──────── Data segment

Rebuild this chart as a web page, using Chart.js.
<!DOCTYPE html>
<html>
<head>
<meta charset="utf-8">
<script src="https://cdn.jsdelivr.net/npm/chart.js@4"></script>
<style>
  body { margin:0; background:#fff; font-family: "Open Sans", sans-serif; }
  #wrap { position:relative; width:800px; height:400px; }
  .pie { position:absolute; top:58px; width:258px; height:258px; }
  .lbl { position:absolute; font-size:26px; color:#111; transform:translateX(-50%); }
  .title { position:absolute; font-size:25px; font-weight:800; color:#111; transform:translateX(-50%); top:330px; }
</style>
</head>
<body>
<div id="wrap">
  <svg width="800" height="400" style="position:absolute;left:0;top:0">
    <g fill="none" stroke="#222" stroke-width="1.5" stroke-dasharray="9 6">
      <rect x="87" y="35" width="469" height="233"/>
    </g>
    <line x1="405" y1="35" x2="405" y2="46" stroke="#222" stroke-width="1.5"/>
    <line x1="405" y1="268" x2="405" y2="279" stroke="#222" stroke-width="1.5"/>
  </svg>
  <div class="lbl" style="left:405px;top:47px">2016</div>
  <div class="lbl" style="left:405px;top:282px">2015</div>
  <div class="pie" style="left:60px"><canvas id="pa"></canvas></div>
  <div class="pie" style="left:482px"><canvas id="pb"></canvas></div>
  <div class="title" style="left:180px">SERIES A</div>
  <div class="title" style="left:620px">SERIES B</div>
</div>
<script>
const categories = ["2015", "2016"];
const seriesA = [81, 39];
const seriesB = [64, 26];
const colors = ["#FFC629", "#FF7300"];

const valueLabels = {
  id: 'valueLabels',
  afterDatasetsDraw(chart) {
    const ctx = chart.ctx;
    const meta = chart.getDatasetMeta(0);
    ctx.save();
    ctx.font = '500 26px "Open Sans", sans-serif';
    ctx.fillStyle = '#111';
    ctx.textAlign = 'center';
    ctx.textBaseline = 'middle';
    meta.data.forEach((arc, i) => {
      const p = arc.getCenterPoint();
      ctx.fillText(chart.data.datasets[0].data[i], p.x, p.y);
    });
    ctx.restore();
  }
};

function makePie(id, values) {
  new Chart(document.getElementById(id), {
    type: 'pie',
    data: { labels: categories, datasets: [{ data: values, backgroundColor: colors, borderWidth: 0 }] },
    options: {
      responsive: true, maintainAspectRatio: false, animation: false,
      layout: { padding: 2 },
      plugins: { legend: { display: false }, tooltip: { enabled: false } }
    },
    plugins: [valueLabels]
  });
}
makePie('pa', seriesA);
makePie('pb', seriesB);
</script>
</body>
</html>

────────────────

**The request**
Set down every line of the listing above again, exactly as given.

**Reply to the exercise**
Rebuild this chart as a web page, using Chart.js.
<!DOCTYPE html>
<html>
<head>
<meta charset="utf-8">
<script src="https://cdn.jsdelivr.net/npm/chart.js@4"></script>
<style>
  body { margin:0; background:#fff; font-family: "Open Sans", sans-serif; }
  #wrap { position:relative; width:800px; height:400px; }
  .pie { position:absolute; top:58px; width:258px; height:258px; }
  .lbl { position:absolute; font-size:26px; color:#111; transform:translateX(-50%); }
  .title { position:absolute; font-size:25px; font-weight:800; color:#111; transform:translateX(-50%); top:330px; }
</style>
</head>
<body>
<div id="wrap">
  <svg width="800" height="400" style="position:absolute;left:0;top:0">
    <g fill="none" stroke="#222" stroke-width="1.5" stroke-dasharray="9 6">
      <rect x="87" y="35" width="469" height="233"/>
    </g>
    <line x1="405" y1="35" x2="405" y2="46" stroke="#222" stroke-width="1.5"/>
    <line x1="405" y1="268" x2="405" y2="279" stroke="#222" stroke-width="1.5"/>
  </svg>
  <div class="lbl" style="left:405px;top:47px">2016</div>
  <div class="lbl" style="left:405px;top:282px">2015</div>
  <div class="pie" style="left:60px"><canvas id="pa"></canvas></div>
  <div class="pie" style="left:482px"><canvas id="pb"></canvas></div>
  <div class="title" style="left:180px">SERIES A</div>
  <div class="title" style="left:620px">SERIES B</div>
</div>
<script>
const categories = ["2015", "2016"];
const seriesA = [81, 39];
const seriesB = [64, 26];
const colors = ["#FFC629", "#FF7300"];

const valueLabels = {
  id: 'valueLabels',
  afterDatasetsDraw(chart) {
    const ctx = chart.ctx;
    const meta = chart.getDatasetMeta(0);
    ctx.save();
    ctx.font = '500 26px "Open Sans", sans-serif';
    ctx.fillStyle = '#111';
    ctx.textAlign = 'center';
    ctx.textBaseline = 'middle';
    meta.data.forEach((arc, i) => {
      const p = arc.getCenterPoint();
      ctx.fillText(chart.data.datasets[0].data[i], p.x, p.y);
    });
    ctx.restore();
  }
};

function makePie(id, values) {
  new Chart(document.getElementById(id), {
    type: 'pie',
    data: { labels: categories, datasets: [{ data: values, backgroundColor: colors, borderWidth: 0 }] },
    options: {
      responsive: true, maintainAspectRatio: false, animation: false,
      layout: { padding: 2 },
      plugins: { legend: { display: false }, tooltip: { enabled: false } }
    },
    plugins: [valueLabels]
  });
}
makePie('pa', seriesA);
makePie('pb', seriesB);
</script>
</body>
</html>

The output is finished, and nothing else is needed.